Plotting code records
+++++

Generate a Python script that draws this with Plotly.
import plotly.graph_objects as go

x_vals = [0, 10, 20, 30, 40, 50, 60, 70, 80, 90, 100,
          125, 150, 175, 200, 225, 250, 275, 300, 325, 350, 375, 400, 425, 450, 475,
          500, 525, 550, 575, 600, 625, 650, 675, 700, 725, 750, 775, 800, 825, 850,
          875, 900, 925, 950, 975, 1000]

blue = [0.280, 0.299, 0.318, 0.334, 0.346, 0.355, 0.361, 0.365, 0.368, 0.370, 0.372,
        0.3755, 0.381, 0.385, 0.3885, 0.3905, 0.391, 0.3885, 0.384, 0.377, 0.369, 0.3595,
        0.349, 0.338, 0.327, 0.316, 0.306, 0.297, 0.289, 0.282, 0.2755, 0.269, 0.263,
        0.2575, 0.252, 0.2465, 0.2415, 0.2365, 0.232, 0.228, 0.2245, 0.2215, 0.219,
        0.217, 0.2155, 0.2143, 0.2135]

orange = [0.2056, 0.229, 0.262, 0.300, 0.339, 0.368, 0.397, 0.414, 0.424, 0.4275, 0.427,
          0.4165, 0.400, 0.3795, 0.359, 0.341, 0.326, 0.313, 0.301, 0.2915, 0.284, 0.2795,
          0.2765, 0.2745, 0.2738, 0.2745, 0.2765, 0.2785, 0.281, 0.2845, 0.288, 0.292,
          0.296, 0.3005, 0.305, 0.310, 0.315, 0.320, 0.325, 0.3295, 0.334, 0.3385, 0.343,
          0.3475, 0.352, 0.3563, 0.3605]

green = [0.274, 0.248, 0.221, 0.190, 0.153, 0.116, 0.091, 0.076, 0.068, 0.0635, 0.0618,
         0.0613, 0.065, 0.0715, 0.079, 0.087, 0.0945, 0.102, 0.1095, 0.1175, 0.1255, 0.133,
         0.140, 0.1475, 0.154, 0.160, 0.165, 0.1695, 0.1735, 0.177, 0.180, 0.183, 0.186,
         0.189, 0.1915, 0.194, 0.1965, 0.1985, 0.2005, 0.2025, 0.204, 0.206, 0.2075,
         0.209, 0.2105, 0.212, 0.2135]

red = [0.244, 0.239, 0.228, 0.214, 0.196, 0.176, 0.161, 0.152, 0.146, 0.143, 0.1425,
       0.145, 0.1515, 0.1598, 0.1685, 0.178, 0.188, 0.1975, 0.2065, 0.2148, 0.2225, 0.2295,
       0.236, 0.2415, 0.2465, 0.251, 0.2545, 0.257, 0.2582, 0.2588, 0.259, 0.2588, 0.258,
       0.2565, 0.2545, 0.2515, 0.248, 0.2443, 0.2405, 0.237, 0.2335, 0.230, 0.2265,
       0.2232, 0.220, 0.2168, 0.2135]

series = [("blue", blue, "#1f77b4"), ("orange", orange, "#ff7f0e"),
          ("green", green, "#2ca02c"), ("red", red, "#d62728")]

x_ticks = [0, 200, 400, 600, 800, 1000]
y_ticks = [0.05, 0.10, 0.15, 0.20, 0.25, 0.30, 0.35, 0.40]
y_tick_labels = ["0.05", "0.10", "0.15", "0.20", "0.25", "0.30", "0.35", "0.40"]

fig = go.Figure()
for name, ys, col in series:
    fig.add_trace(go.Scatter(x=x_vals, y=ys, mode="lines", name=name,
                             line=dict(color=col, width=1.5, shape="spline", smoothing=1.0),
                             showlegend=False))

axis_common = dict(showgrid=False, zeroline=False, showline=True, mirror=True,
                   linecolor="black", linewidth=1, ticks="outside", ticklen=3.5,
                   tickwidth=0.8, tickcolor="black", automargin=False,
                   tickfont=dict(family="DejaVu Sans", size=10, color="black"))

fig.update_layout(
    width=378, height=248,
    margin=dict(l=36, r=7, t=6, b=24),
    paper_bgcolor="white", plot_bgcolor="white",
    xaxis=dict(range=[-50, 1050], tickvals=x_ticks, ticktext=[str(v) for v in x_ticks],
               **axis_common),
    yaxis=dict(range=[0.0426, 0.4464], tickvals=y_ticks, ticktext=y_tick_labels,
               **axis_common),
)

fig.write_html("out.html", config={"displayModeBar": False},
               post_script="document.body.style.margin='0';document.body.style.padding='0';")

+++++

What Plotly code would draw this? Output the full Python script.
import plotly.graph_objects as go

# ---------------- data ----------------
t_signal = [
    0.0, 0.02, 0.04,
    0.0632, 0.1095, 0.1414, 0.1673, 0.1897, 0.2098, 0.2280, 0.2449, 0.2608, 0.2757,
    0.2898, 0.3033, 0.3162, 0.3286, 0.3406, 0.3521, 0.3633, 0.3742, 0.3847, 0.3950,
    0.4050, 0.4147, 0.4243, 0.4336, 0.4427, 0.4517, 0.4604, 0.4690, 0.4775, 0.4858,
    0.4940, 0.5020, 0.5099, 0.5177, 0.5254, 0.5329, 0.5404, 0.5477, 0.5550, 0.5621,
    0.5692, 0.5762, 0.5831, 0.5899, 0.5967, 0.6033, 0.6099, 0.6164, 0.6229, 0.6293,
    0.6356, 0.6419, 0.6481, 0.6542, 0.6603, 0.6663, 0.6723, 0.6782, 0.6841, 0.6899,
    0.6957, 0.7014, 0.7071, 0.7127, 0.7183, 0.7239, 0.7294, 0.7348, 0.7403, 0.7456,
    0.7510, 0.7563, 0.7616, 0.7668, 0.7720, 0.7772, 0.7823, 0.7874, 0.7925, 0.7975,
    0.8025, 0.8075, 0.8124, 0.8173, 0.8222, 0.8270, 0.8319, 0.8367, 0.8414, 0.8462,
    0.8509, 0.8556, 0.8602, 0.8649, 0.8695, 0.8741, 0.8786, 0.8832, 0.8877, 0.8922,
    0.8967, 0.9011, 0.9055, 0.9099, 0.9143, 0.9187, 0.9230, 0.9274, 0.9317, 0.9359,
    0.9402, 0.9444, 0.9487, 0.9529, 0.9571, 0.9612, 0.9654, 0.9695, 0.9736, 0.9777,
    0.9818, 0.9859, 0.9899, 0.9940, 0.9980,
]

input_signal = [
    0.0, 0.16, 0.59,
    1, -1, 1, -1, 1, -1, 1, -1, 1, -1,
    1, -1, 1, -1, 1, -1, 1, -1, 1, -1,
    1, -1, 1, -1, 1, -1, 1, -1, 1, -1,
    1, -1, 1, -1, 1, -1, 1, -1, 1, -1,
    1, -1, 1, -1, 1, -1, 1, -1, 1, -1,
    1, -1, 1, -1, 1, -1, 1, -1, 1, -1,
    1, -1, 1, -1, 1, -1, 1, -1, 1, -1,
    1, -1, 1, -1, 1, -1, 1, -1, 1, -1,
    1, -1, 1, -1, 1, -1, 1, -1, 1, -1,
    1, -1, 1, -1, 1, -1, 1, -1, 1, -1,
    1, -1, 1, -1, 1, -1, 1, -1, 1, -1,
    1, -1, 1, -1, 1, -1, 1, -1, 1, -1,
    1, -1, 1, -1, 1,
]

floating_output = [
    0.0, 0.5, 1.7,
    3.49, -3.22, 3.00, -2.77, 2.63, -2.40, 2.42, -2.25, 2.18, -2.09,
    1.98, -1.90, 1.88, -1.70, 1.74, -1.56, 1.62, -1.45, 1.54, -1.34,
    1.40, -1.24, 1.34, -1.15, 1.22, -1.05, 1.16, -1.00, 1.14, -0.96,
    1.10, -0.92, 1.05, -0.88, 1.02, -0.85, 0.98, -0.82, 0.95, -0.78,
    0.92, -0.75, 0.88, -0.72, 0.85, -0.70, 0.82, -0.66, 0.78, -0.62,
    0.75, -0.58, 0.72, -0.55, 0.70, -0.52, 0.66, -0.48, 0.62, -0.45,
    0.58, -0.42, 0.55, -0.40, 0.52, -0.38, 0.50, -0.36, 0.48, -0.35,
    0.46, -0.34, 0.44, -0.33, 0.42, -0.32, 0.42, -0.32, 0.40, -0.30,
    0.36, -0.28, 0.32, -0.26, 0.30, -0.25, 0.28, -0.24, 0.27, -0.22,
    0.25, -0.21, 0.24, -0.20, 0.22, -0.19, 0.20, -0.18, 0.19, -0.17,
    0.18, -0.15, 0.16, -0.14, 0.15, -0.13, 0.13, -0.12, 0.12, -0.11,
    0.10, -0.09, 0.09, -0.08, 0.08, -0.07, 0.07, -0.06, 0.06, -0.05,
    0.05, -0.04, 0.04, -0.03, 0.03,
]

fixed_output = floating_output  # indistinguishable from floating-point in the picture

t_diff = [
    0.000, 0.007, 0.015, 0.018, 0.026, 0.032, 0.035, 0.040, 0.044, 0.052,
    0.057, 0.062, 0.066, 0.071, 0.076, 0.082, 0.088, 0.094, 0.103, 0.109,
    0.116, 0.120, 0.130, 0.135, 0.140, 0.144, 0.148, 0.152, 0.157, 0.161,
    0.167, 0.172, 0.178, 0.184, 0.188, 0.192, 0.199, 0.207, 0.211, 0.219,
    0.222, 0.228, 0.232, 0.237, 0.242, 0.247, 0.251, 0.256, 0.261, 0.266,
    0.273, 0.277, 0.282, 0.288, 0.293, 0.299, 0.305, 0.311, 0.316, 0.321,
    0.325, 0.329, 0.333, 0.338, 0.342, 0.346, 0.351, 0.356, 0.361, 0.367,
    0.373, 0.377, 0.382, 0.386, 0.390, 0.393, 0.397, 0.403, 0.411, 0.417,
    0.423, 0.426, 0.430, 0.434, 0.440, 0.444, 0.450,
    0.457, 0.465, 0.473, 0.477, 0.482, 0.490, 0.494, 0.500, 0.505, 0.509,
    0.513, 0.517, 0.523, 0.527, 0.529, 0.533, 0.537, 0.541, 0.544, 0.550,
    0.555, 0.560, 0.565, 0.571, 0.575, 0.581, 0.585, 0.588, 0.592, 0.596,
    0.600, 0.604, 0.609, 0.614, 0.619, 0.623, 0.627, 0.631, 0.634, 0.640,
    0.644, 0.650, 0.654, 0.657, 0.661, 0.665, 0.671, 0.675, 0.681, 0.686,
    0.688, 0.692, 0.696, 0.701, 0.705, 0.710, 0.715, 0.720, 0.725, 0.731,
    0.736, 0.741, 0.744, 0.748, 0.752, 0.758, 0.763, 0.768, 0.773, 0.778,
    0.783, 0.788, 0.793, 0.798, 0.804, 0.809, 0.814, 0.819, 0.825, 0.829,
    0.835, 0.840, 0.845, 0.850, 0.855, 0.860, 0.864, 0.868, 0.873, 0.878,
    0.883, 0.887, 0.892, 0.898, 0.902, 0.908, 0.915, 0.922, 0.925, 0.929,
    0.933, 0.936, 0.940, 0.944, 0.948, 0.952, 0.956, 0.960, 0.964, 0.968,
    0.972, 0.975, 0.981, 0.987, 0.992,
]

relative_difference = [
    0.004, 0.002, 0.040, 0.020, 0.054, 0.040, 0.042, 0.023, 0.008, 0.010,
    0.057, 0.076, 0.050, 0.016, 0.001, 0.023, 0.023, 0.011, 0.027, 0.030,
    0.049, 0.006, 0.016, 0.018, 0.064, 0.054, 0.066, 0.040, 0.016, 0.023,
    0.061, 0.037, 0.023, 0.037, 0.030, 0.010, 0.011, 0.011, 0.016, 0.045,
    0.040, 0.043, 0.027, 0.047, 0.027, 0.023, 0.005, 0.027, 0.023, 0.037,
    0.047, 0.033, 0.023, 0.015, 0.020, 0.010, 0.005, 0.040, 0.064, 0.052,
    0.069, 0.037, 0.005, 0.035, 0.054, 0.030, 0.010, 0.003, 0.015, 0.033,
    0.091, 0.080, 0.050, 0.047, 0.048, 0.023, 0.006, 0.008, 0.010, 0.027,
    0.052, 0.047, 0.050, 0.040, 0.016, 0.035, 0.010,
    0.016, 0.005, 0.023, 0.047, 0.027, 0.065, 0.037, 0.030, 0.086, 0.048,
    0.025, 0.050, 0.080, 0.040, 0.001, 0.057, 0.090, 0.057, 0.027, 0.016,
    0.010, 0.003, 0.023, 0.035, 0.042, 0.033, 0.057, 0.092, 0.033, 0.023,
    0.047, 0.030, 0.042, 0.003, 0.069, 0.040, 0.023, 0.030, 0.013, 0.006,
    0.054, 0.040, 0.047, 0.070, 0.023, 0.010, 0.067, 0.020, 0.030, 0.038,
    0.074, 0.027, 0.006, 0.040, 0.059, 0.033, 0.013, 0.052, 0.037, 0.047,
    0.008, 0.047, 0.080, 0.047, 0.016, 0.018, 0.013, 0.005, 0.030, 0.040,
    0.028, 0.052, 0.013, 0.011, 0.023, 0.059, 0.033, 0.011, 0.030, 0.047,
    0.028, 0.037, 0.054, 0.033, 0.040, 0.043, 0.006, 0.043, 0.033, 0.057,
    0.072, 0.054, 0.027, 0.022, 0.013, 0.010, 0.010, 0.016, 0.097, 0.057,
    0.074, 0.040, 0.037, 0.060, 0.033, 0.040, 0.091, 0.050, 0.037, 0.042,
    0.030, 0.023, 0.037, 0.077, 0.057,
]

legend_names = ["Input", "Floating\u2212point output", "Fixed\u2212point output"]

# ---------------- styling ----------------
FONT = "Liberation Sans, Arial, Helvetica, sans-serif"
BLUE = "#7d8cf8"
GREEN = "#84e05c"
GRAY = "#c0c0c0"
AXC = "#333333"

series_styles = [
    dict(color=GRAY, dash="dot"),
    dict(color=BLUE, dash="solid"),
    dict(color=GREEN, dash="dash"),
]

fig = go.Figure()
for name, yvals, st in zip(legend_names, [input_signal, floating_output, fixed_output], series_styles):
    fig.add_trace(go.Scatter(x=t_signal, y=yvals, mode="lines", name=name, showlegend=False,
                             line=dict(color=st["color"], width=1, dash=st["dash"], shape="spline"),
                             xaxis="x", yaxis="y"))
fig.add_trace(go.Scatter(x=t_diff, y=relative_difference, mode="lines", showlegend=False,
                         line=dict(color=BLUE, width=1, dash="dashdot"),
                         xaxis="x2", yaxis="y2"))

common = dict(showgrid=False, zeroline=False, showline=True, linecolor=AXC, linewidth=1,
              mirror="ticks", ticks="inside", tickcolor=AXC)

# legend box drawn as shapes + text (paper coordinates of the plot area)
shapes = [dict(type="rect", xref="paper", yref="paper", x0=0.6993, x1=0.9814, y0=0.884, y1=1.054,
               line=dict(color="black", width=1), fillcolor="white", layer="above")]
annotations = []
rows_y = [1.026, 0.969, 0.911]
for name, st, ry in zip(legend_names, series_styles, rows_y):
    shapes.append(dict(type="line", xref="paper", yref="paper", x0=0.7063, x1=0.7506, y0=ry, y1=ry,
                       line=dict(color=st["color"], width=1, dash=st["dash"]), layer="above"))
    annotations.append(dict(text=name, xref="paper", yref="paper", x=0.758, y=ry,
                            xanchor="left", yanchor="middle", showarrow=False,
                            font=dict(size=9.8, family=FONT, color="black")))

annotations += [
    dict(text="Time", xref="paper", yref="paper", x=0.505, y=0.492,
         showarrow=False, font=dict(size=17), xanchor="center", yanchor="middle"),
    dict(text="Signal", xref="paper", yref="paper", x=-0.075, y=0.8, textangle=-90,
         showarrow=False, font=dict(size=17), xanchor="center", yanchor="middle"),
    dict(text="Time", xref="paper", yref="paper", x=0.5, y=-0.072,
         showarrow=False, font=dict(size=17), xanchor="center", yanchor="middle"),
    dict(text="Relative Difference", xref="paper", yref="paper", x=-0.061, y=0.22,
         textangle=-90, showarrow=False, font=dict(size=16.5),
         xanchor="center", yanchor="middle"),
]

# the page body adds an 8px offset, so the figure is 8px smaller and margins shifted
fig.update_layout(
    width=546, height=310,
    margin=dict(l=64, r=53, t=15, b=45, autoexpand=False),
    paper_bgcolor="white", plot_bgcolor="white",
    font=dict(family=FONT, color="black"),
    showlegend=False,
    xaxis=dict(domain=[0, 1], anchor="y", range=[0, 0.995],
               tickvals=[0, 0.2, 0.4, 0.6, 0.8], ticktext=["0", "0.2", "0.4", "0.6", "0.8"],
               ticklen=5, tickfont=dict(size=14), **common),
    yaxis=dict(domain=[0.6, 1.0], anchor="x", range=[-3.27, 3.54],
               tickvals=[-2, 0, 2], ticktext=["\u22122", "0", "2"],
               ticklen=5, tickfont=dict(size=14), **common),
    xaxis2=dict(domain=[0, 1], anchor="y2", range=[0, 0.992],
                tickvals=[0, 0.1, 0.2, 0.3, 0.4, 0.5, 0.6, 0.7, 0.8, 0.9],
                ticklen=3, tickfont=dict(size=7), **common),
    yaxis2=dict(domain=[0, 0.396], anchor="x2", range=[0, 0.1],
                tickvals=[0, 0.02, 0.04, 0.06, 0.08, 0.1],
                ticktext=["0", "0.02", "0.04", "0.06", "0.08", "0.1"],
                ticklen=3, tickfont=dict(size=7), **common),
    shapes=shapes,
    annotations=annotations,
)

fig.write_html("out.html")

+++++

» Stated exercise: Using the listing above, work out how many of its lines include "Python", and give only the result.

» Expected answer: 2